The U.S. intelligence community turned out literally thousands of pages of analysis on these subjects. If there had been good espionage, ten-page reports would have done nicely.


The reason for the lack of focus and the lack of ability to connect with sources is pretty much the same thing.


The typical [CIA case] officer… has never done manual labor, and has never been personally close to anyone who has lived by it… He has never served in the armed forces… has never lived or transacted business abroad… He is a pleasant fellow, neither aggressively patriotic nor aggressively anything, and is uncomfortable with anyone who is… As an unspecialized bureaucrat, our case officer will be able to get to first base only with unspecialized bureaucrats.


It was pretty much impossible for any potential source in the Soviet Union to get access to a CIA case officer. They simply didn’t travel in “the narrow social circles frequented by U.S. diplomats.”

The kind of person recruited as a case officer doesn’t just discourage good “walk-in intelligence”. It encourages “the wrong kind”.

The problems that Codevilla describes the “typical CIA case officer” as having—without even knowing they have it—are likely what a domestic intelligence agency like the Secret Service has today within the United States.
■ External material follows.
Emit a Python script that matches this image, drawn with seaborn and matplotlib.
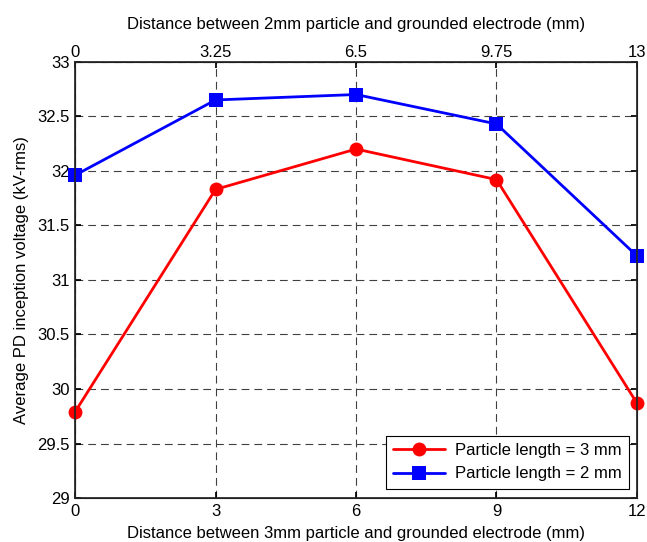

Agents are culturally isolated and unable to even speak the language of local law enforcement, let alone of the kind of working class Democrat who attempts to report some online leftist making threats to assassinate a former President. They didn’t even pay attention to the people attending the rally who were literally yelling for their attention and pointing to the shooter.

After reading this book, it’s far less surprising than it was initially after the attempt.


The lesson is paradigmatic: The more important the subject, the more intellectual bias and political distortion filters the intelligence on it so that, the greater the policy-maker’s responsibility, the less useful the intelligence product he gets is likely to be.


Much of so-called “covert” action isn’t really covert to the people they’re being used against, but rather to the citizens who are paying for it. Secrecy means never having to defend a policy, which, in turn, means never having to have a policy.


Covert policy usually is policy to which insufficient thought has been given.


Not having a policy was literally the policy of the intelligence community, well past the point of lunacy. It meant that they literally ran ops to undermine yesterday’s policy and no one could trust what tomorrow’s policy might be.


Not until 1990 did Chile recover from the CIA’s successes of the 1950s and 1960s.


He describes much of the community in terms of “educated incapacity”, that its, “the incapacity of specialists to see things that are obvious to anyone who is not trained to ignore them.”

His description of counter-intelligence, how it is conducted effectively, and how it is conducted ineffectively, are among the most interesting parts of the latter half of the book.


The roots of peace, war, revolution, and allegiance run deep. But our analysts are shallow.